Check out http://oldweb.today

It is amazing

What the Archive Team saves does get uploaded to the Internet Archive, but they aren't officially part of it. I think Maciej's description of the Archive Team is accurate - they are the archivists of last resort. When a commercial service is about to disappear forever, they're the ones that spring into action and rescue as much data as possible. If companies and the people that comprise them cared enough about their users' data, there would be no need for the Archive Team.
> For the most part, archive.org is not rushing in to save stuff that's about to be deleted.

Parent mentioned both the Internet Archive and Archive Team. You're right about the Internet Archive, but "rushing in to save stuff that's about to be deleted" is a pretty apt description of most of Archive Team's activity.
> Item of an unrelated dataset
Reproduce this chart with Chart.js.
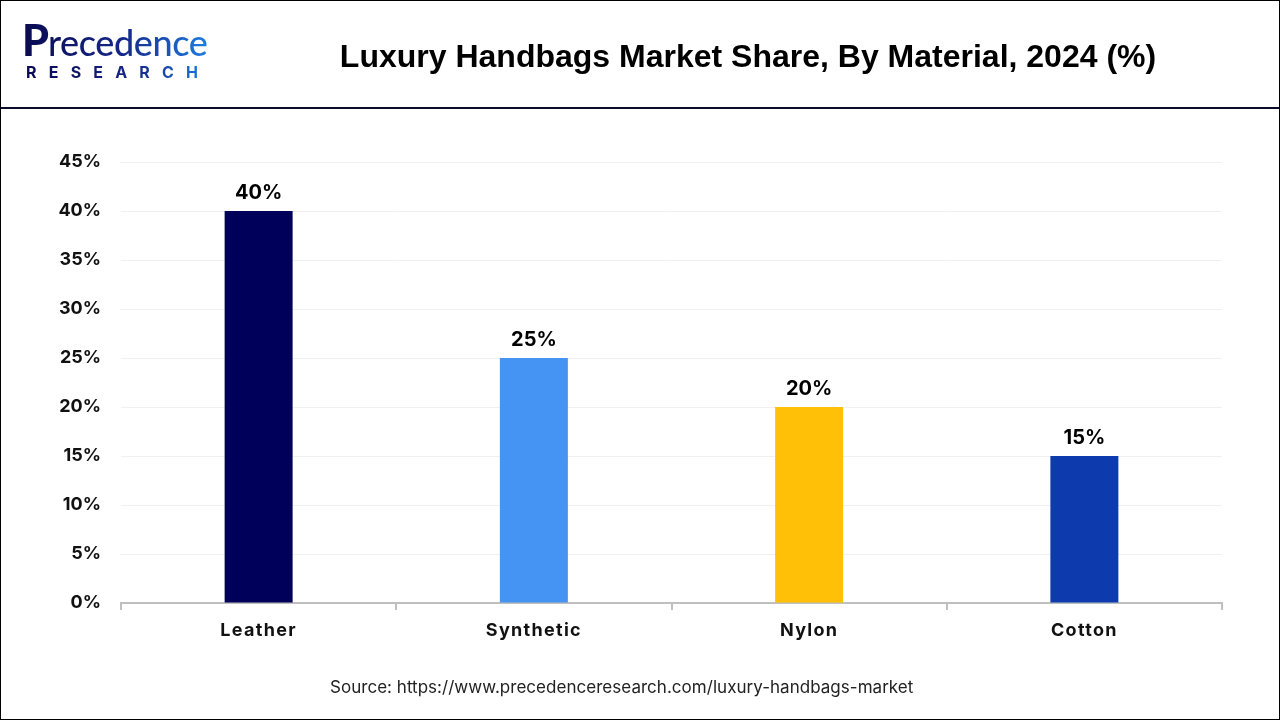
<!DOCTYPE html>
<html>
<head>
<meta charset="utf-8">
<title>Luxury Handbags Market Share</title>
<script src="https://cdn.jsdelivr.net/npm/chart.js@4/dist/chart.umd.min.js"></script>
<style>
    html, body { margin: 0; padding: 0; background: #fff; }
    #page { position: relative; width: 1280px; height: 720px; overflow: hidden; background: #fff; }
    #frame { position: absolute; left: 0; top: 0; width: 1278px; height: 718px; border: 1px solid #000; pointer-events: none; }
    #rule { position: absolute; left: 0; top: 107px; width: 1280px; height: 2px; background: #0a0a2a; }
    #title { position: absolute; left: 248px; top: 38px; width: 1000px; text-align: center; white-space: nowrap;
        font: bold 32px "Liberation Sans", Arial, sans-serif; color: #000; }
    #logo1 { position: absolute; left: 22px; top: 14px; font: 500 36px Lato, sans-serif; white-space: nowrap; letter-spacing: -0.4px;
        background: linear-gradient(90deg, #0a0a50 0%, #14288a 55%, #1f7be0 100%);
        -webkit-background-clip: text; background-clip: text; color: transparent; }
    #logo1 span { font-weight: 900; font-size: 43px; letter-spacing: -1px; }
    #logo2 { position: absolute; left: 26px; top: 62px; font: bold 16px Inter, sans-serif; white-space: nowrap; letter-spacing: 12.2px;
        background: linear-gradient(90deg, #0a0a50 0%, #14288a 60%, #1f7be0 100%);
        -webkit-background-clip: text; background-clip: text; color: transparent; }
    #source { position: absolute; left: 330px; top: 677px; font: 17px Inter, sans-serif; letter-spacing: 0.03px; color: #222; white-space: nowrap; }
    canvas { position: absolute; left: 0; top: 0; }
</style>
</head>
<body>
<div id="page">
    <canvas id="bar_chart" width="1280" height="720"></canvas>
    <div id="rule"></div>
    <div id="logo1"><span>P</span>recedence</div>
    <div id="logo2">RESEARCH</div>
    <div id="title">Luxury Handbags Market Share, By Material, 2024 (%)</div>
    <div id="source">Source: https://www.precedenceresearch.com/luxury-handbags-market</div>
    <div id="frame"></div>
</div>
<script>
const materials = ['Leather', 'Synthetic', 'Nylon', 'Cotton'];
const shareValues = [40, 25, 20, 15];
const barColors = ['#00005a', '#4593f2', '#ffc007', '#0d3aad'];

// value labels above the bars, x tick labels (z: 1) get drawn right after this
const valueLabels = {
    id: 'valueLabels',
    afterDatasetsDraw(chart) {
        const ctx = chart.ctx;
        ctx.save();
        ctx.font = 'bold 20px Inter, sans-serif';
        ctx.fillStyle = '#000';
        ctx.textAlign = 'center';
        ctx.textBaseline = 'bottom';
        chart.getDatasetMeta(0).data.forEach(function (bar, i) {
            ctx.fillText(shareValues[i] + '%', bar.x, bar.y - 8);
        });
        ctx.restore();
        ctx.letterSpacing = '1.3px';
    },
    afterDraw(chart) {
        chart.ctx.letterSpacing = '0px';
    }
};

const ctx1 = document.getElementById('bar_chart').getContext('2d');
var chart1 = new Chart(ctx1, {
    type: 'bar',
    data: {
        labels: materials,
        datasets: [{
            label: 'Market share',
            data: shareValues,
            backgroundColor: barColors,
            barPercentage: 1,
            categoryPercentage: 0.247
        }]
    },
    options: {
        responsive: false,
        animation: false,
        layout: { padding: { top: 162, right: 58, left: 0, bottom: 0 } },
        plugins: { legend: { display: false }, tooltip: { enabled: false } },
        scales: {
            x: {
                afterFit(scale) { scale.height = 117; },
                border: { color: '#bfbfbf', width: 2 },
                grid: { offset: true, drawOnChartArea: false, color: '#bfbfbf', lineWidth: 2, tickLength: 7 },
                ticks: { z: 1, color: '#111', padding: 10, maxRotation: 0, font: { family: 'Inter, sans-serif', size: 18, weight: 'bold' } }
            },
            y: {
                min: 0,
                max: 45,
                afterFit(scale) { scale.width = 121; },
                border: { display: false },
                grid: { color: '#f0f0f0', lineWidth: 1, drawTicks: false },
                ticks: {
                    stepSize: 5,
                    padding: 20,
                    color: '#111',
                    font: { family: 'Inter, sans-serif', size: 18, weight: 'bold' },
                    callback: function (value) { return value + '%'; }
                }
            }
        }
    },
    plugins: [valueLabels]
});
</script>
</body>
</html>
"is not rushing in to save stuff that's about to be deleted" > I took the burning building metaphor as as a somewhat fanciful, but otherwise accurate description of the natural state of the web -- a series of loosely linked html pages that could disappear at any minute (and often do) as soon as the hosting expires, the author stops maintaining them, or the company reorganizes, etc. As a simple exercise, go browse a popular blog from 2008 or so and count the broken links.
I've got a VPS sitting around doing very little – what's the easiest way to get started?
Run a Warrior! Many flavors available: VirtualBox, Dockerfile, AMI (for Amazon EC2), you name it.

http://archiveteam.org/index.php?title=ArchiveTeam_Warrior

It would deeply unethical for me to point out that you could also run the Warrior on free server space that your company might not notice, kind of like the karmic inverse of a bitcoin miner. Deeply unethical. So I won't mention it.